Unlike a, an and the, foreign articles have complexities (beyond the
infamous case of a title beginning with the letter "A"). For example
Los
can be an article or part of a proper noun (Los Angeles). The system
can't
distinguish between the article La and LA. An article in one language
may
be a preposition in a different (or in the same) language.

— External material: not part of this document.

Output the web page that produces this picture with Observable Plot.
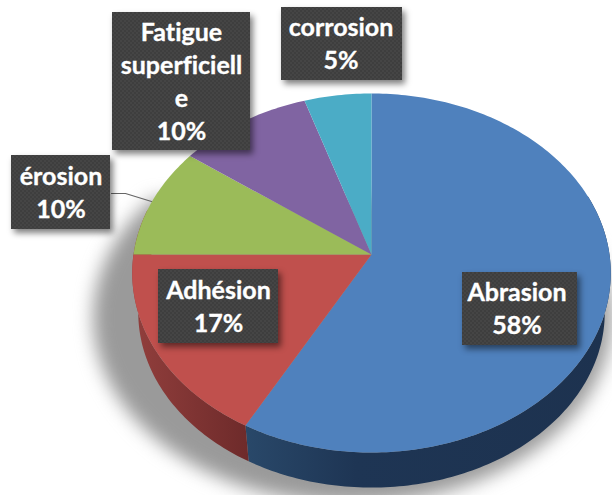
<!DOCTYPE html>
<html lang="fr">
<head>
<meta charset="utf-8">
<style>
  html, body { margin: 0; padding: 0; background: #fff; }
  svg { display: block; }
  text { font-variant-ligatures: none; font-feature-settings: "liga" 0; }
</style>
<script src="https://cdn.jsdelivr.net/npm/d3@7"></script>
<script src="https://cdn.jsdelivr.net/npm/@observablehq/plot@0.6"></script>
</head>
<body>
<script>
// Modes d'usure, in clockwise order from twelve o'clock
const names = ["Abrasion", "Adhésion", "érosion", "Fatigue superficielle", "corrosion"];
const values = [58, 17, 10, 10, 5];
const labelLines = [["Abrasion"], ["Adhésion"], ["érosion"], ["Fatigue", "superficiell", "e"], ["corrosion"]];
const topColors = ["#4f81bd", "#c0504d", "#9bbb59", "#8064a2", "#4bacc6"];

// Label box edges [left, right, top, bottom], one per category
const boxEdges = [[462, 577, 272, 345], [158, 278, 269, 343], [11, 110, 155, 229], [112, 250, 12, 150], [281, 402, 7, 80]];
const labelNudge = [-3, 0, 0, 0, -1];
const leaderPath = [[111, 193], [125, 193], [151, 201]];

// Perspective of the tilted disc: a unit circle pushed through a projective map
const disc = {cx: 371, cy: 254, rx: 238, ry: 177.6, p: 0.103};
const lowerDisc = {...disc, cy: 294, rx: 232, ry: 173.2};
const shadowDisc = {...disc, cx: 352, cy: 298, rx: 258, ry: 184};
const DEG = Math.PI / 180;

function rimPoint(d, angle) {
  const u = Math.sin(angle), v = Math.cos(angle), w = 1 + d.p * v;
  return [d.cx + d.rx * u / w, d.cy - d.ry * v / w];
}
function arc(d, a0, a1) {
  const n = Math.max(2, Math.ceil(Math.abs(a1 - a0) / DEG));
  return d3.range(n + 1).map(i => rimPoint(d, a0 + (a1 - a0) * i / n));
}

const arcs = d3.pie().sort(null).value((d, i) => values[i])(names);

const faceRows = arcs.flatMap((a, i) =>
  [[disc.cx, disc.cy], ...arc(disc, a.startAngle, a.endAngle)].map(([x, y]) => ({x, y, name: names[i]}))
);

// Side wall between the upper and lower rims over an angular range
const wall = (a0, a1) =>
  [...arc(disc, a0, a1), ...arc(lowerDisc, a1, a0)].map(([x, y]) => ({x, y}));
const blueWall = wall(70 * DEG, arcs[0].endAngle);
const redWall = wall(arcs[1].startAngle, 285 * DEG);
const shadowOutline = arc(shadowDisc, 55 * DEG, 305 * DEG).map(([x, y]) => ({x, y}));

const boxes = boxEdges.map(([x1, x2, y1, y2], i) => ({x1, x2, y1, y2, name: names[i]}));
const labels = boxes.map((b, i) => ({
  x: (b.x1 + b.x2) / 2 + labelNudge[i],
  y: (b.y1 + b.y2) / 2 - 2,
  text: [...labelLines[i], `${values[i]}%`].join("\n")
}));

// Gradients for the shaded walls and the fine weave of the label boxes
function defsMark() {
  const defs = d3.create("svg:defs");
  const gradient = (id, x1, x2, stops) => {
    const g = defs.append("linearGradient").attr("id", id)
      .attr("gradientUnits", "userSpaceOnUse")
      .attr("x1", x1).attr("x2", x2).attr("y1", 0).attr("y2", 0);
    stops.forEach(([o, c]) => g.append("stop").attr("offset", o).attr("stop-color", c));
  };
  gradient("wallBlue", 246, 612, [[0, "#294869"], [0.3, "#1e3554"], [1, "#1d324f"]]);
  gradient("wallRed", 140, 250, [[0, "#8f3d3b"], [1, "#6d2a2a"]]);
  const weave = defs.append("pattern").attr("id", "weave")
    .attr("patternUnits", "userSpaceOnUse").attr("width", 4).attr("height", 4);
  weave.append("rect").attr("width", 4).attr("height", 4).attr("fill", "#3e3e3e");
  weave.append("rect").attr("width", 2).attr("height", 2).attr("fill", "#454545");
  weave.append("rect").attr("x", 2).attr("y", 2).attr("width", 2).attr("height", 2).attr("fill", "#454545");
  return defs.node();
}

const chart = Plot.plot({
  width: 612,
  height: 495,
  margin: 0,
  x: {domain: [0, 612], range: [0, 612], axis: null},
  y: {domain: [0, 495], range: [0, 495], axis: null},
  color: {domain: names, range: topColors},
  style: {background: "#fff"},
  marks: [
    defsMark,
    Plot.line(shadowOutline, {x: "x", y: "y", fill: "#9a9a9a", stroke: "none", imageFilter: "blur(9px)"}),
    Plot.line(blueWall, {x: "x", y: "y", fill: "url(#wallBlue)", stroke: "none"}),
    Plot.line(redWall, {x: "x", y: "y", fill: "url(#wallRed)", stroke: "none"}),
    Plot.line(faceRows, {x: "x", y: "y", z: "name", fill: "name", stroke: "none"}),
    Plot.line(leaderPath, {x: "0", y: "1", stroke: "#666666", strokeWidth: 1.2}),
    Plot.rect(boxes, {
      x1: d => d.x1 + 3, x2: d => d.x2 + 3, y1: d => d.y1 + 4, y2: d => d.y2 + 4,
      fill: "#000", fillOpacity: 0.5, imageFilter: "blur(3px)"
    }),
    Plot.rect(boxes, {x1: "x1", x2: "x2", y1: "y1", y2: "y2", fill: "url(#weave)"}),
    Plot.text(labels, {
      x: "x", y: "y", text: "text",
      fill: "#fff", stroke: "#fff", strokeWidth: 0.35,
      fontFamily: "Lato", fontWeight: 700, fontSize: 25, lineHeight: 1.32,
      textAnchor: "middle"
    })
  ]
});
document.body.appendChild(chart);
</script>
</body>
</html>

Does anyone have a good, well-tested list of "safe" foreign articles
to
share?
Mary
Mary M. Strouse
Head of Technical Services
Judge Kathryn J. DuFour Law Library
The Catholic University of America
Washington, DC
(202) 319-5547 strouse at law dot cua dot edu
http://law.cua.edu/library/
-----Original Message-----
From: innopac-bounces at innopacusers dot org
[
mailto:innopac-bounces at innopacusers dot org]On Behalf Of Bellinger,
Christina
Sent: Monday, June 20, 2005 4:16 PM
To: innopac at innopacusers dot org
Subject: Intitial articles in foreign languages
Dear Colleagues,
I know that this has been discussed before, but I cannot find the
discussion in the list archives.
We are wondering we are not able to search titles beginning with
articles in languages other than English, even though the language
codes
and skip characters are set correctly. For example, to search Die
hattisch-hethitischen Bilinguen in our catalog we have to drop the
initial Die. When we search with the initial article Die, the system
retrieves several titles as if they began with die, but which actally
do
not begin with die. For example, a search on Die Hattisch ...
retrievies a list including Die Hoffnung, which is actually part of
the
name/title added entry for:
Valen, Fartein,|d1887-1952.|tAn die Hoffnung
A search on An die Hoffnung retrieves the same list of titles that
appear to begin with Die, until one looks at the records.
Does anyone know how to get III to treat foreign initial
articles in the same way it treats English language ones?